──────── Supplied material ────────

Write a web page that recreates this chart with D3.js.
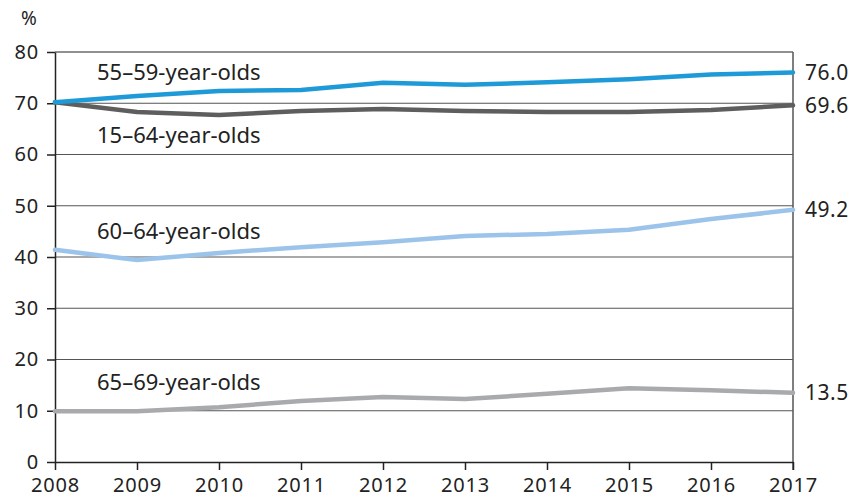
<!DOCTYPE html>
<html>
<head>
<meta charset="utf-8">
<script src="https://cdn.jsdelivr.net/npm/d3@7"></script>
<style>
  body { margin: 0; background: #fff; }
  svg text { font-family: "Noto Sans", sans-serif; fill: #222; }
</style>
</head>
<body>
<div class="chart"></div>
<script>
// values, employment rate in %
const years = [2008, 2009, 2010, 2011, 2012, 2013, 2014, 2015, 2016, 2017];
const age55to59 = [70.2, 71.4, 72.4, 72.6, 74.0, 73.6, 74.1, 74.7, 75.6, 76.0];
const age15to64 = [70.2, 68.3, 67.7, 68.5, 68.9, 68.5, 68.3, 68.3, 68.7, 69.6];
const age60to64 = [41.4, 39.4, 40.8, 41.9, 42.9, 44.1, 44.5, 45.3, 47.4, 49.2];
const age65to69 = [9.9, 9.9, 10.7, 11.9, 12.7, 12.3, 13.3, 14.4, 14.0, 13.5];
const yTicks = [0, 10, 20, 30, 40, 50, 60, 70, 80];

const series = [
  { name: "15\u201364-year-olds", values: age15to64, color: "#5e5e5e", dy: 143 },
  { name: "65\u201369-year-olds", values: age65to69, color: "#a9aaad", dy: 390 },
  { name: "60\u201364-year-olds", values: age60to64, color: "#9cc4ea", dy: 239 },
  { name: "55\u201359-year-olds", values: age55to59, color: "#1f9ad8", dy: 80 }
];

const margin = { top: 52, right: 57, bottom: 40, left: 55 };
const width = 850 - margin.left - margin.right,
  height = 502 - margin.top - margin.bottom;

const svg = d3
  .select(".chart")
  .append("svg")
  .attr("width", 850)
  .attr("height", 502)
  .append("g")
  .attr("transform", `translate(${margin.left}, ${margin.top})`);

const x = d3.scaleLinear().domain([2008, 2017]).range([0, width]);
const y = d3.scaleLinear().domain([0, 80]).range([height, 0]);

// horizontal grid
svg
  .append("g")
  .selectAll("line")
  .data(yTicks.filter((d) => d > 0))
  .join("line")
  .attr("x1", 0)
  .attr("x2", width)
  .attr("y1", (d) => y(d))
  .attr("y2", (d) => y(d))
  .attr("stroke", (d) => (d === 80 ? "#222" : "#555"))
  .attr("stroke-width", 1.2);

// right border
svg
  .append("line")
  .attr("x1", width)
  .attr("x2", width)
  .attr("y1", 0)
  .attr("y2", height + 8)
  .attr("stroke", "#555")
  .attr("stroke-width", 1.5);

const yAxis = svg
  .append("g")
  .call(d3.axisLeft(y).tickValues(yTicks).tickSize(8).tickSizeOuter(0).tickPadding(8));
const xAxis = svg
  .append("g")
  .attr("transform", `translate(0, ${height})`)
  .call(d3.axisBottom(x).tickValues(years).tickFormat(d3.format("d")).tickSize(8).tickSizeOuter(0).tickPadding(8));

[yAxis, xAxis].forEach((a) => {
  a.select(".domain").attr("stroke", "#222").attr("stroke-width", 1.5);
  a.selectAll(".tick line").attr("stroke", "#222").attr("stroke-width", 1.5);
  a.selectAll(".tick text")
    .style("font-size", "20px")
    .style("letter-spacing", "0.8px")
    .attr("fill", "#222");
});

svg.append("text").attr("x", -34).attr("y", -27).style("font-size", "19px").text("%");

const line = d3
  .line()
  .x((d, i) => x(years[i]))
  .y((d) => y(d));

series.forEach((s) => {
  svg
    .append("path")
    .datum(s.values)
    .attr("d", line)
    .attr("fill", "none")
    .attr("stroke", s.color)
    .attr("stroke-width", 4.5)
    .attr("stroke-linejoin", "round")
    .attr("stroke-linecap", "round");

  svg
    .append("text")
    .attr("x", 42)
    .attr("y", s.dy - margin.top)
    .style("font-size", "22px")
    .text(s.name);

  const last = s.values[s.values.length - 1];
  svg
    .append("text")
    .attr("x", width + 12)
    .attr("y", y(last))
    .attr("dy", "0.35em")
    .style("font-size", "21px")
    .style("letter-spacing", "0.5px")
    .text(d3.format(".1f")(last));
});
</script>
</body>
</html>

────────

• [Given request]: Please write out all the data again word for word, but not the pictures.

• [Response for this exercise]:
Write a web page that recreates this chart with D3.js.
<!DOCTYPE html>
<html>
<head>
<meta charset="utf-8">
<script src="https://cdn.jsdelivr.net/npm/d3@7"></script>
<style>
  body { margin: 0; background: #fff; }
  svg text { font-family: "Noto Sans", sans-serif; fill: #222; }
</style>
</head>
<body>
<div class="chart"></div>
<script>
// values, employment rate in %
const years = [2008, 2009, 2010, 2011, 2012, 2013, 2014, 2015, 2016, 2017];
const age55to59 = [70.2, 71.4, 72.4, 72.6, 74.0, 73.6, 74.1, 74.7, 75.6, 76.0];
const age15to64 = [70.2, 68.3, 67.7, 68.5, 68.9, 68.5, 68.3, 68.3, 68.7, 69.6];
const age60to64 = [41.4, 39.4, 40.8, 41.9, 42.9, 44.1, 44.5, 45.3, 47.4, 49.2];
const age65to69 = [9.9, 9.9, 10.7, 11.9, 12.7, 12.3, 13.3, 14.4, 14.0, 13.5];
const yTicks = [0, 10, 20, 30, 40, 50, 60, 70, 80];

const series = [
  { name: "15\u201364-year-olds", values: age15to64, color: "#5e5e5e", dy: 143 },
  { name: "65\u201369-year-olds", values: age65to69, color: "#a9aaad", dy: 390 },
  { name: "60\u201364-year-olds", values: age60to64, color: "#9cc4ea", dy: 239 },
  { name: "55\u201359-year-olds", values: age55to59, color: "#1f9ad8", dy: 80 }
];

const margin = { top: 52, right: 57, bottom: 40, left: 55 };
const width = 850 - margin.left - margin.right,
  height = 502 - margin.top - margin.bottom;

const svg = d3
  .select(".chart")
  .append("svg")
  .attr("width", 850)
  .attr("height", 502)
  .append("g")
  .attr("transform", `translate(${margin.left}, ${margin.top})`);

const x = d3.scaleLinear().domain([2008, 2017]).range([0, width]);
const y = d3.scaleLinear().domain([0, 80]).range([height, 0]);

// horizontal grid
svg
  .append("g")
  .selectAll("line")
  .data(yTicks.filter((d) => d > 0))
  .join("line")
  .attr("x1", 0)
  .attr("x2", width)
  .attr("y1", (d) => y(d))
  .attr("y2", (d) => y(d))
  .attr("stroke", (d) => (d === 80 ? "#222" : "#555"))
  .attr("stroke-width", 1.2);

// right border
svg
  .append("line")
  .attr("x1", width)
  .attr("x2", width)
  .attr("y1", 0)
  .attr("y2", height + 8)
  .attr("stroke", "#555")
  .attr("stroke-width", 1.5);

const yAxis = svg
  .append("g")
  .call(d3.axisLeft(y).tickValues(yTicks).tickSize(8).tickSizeOuter(0).tickPadding(8));
const xAxis = svg
  .append("g")
  .attr("transform", `translate(0, ${height})`)
  .call(d3.axisBottom(x).tickValues(years).tickFormat(d3.format("d")).tickSize(8).tickSizeOuter(0).tickPadding(8));

[yAxis, xAxis].forEach((a) => {
  a.select(".domain").attr("stroke", "#222").attr("stroke-width", 1.5);
  a.selectAll(".tick line").attr("stroke", "#222").attr("stroke-width", 1.5);
  a.selectAll(".tick text")
    .style("font-size", "20px")
    .style("letter-spacing", "0.8px")
    .attr("fill", "#222");
});

svg.append("text").attr("x", -34).attr("y", -27).style("font-size", "19px").text("%");

const line = d3
  .line()
  .x((d, i) => x(years[i]))
  .y((d) => y(d));

series.forEach((s) => {
  svg
    .append("path")
    .datum(s.values)
    .attr("d", line)
    .attr("fill", "none")
    .attr("stroke", s.color)
    .attr("stroke-width", 4.5)
    .attr("stroke-linejoin", "round")
    .attr("stroke-linecap", "round");

  svg
    .append("text")
    .attr("x", 42)
    .attr("y", s.dy - margin.top)
    .style("font-size", "22px")
    .text(s.name);

  const last = s.values[s.values.length - 1];
  svg
    .append("text")
    .attr("x", width + 12)
    .attr("y", y(last))
    .attr("dy", "0.35em")
    .style("font-size", "21px")
    .style("letter-spacing", "0.5px")
    .text(d3.format(".1f")(last));
});
</script>
</body>
</html>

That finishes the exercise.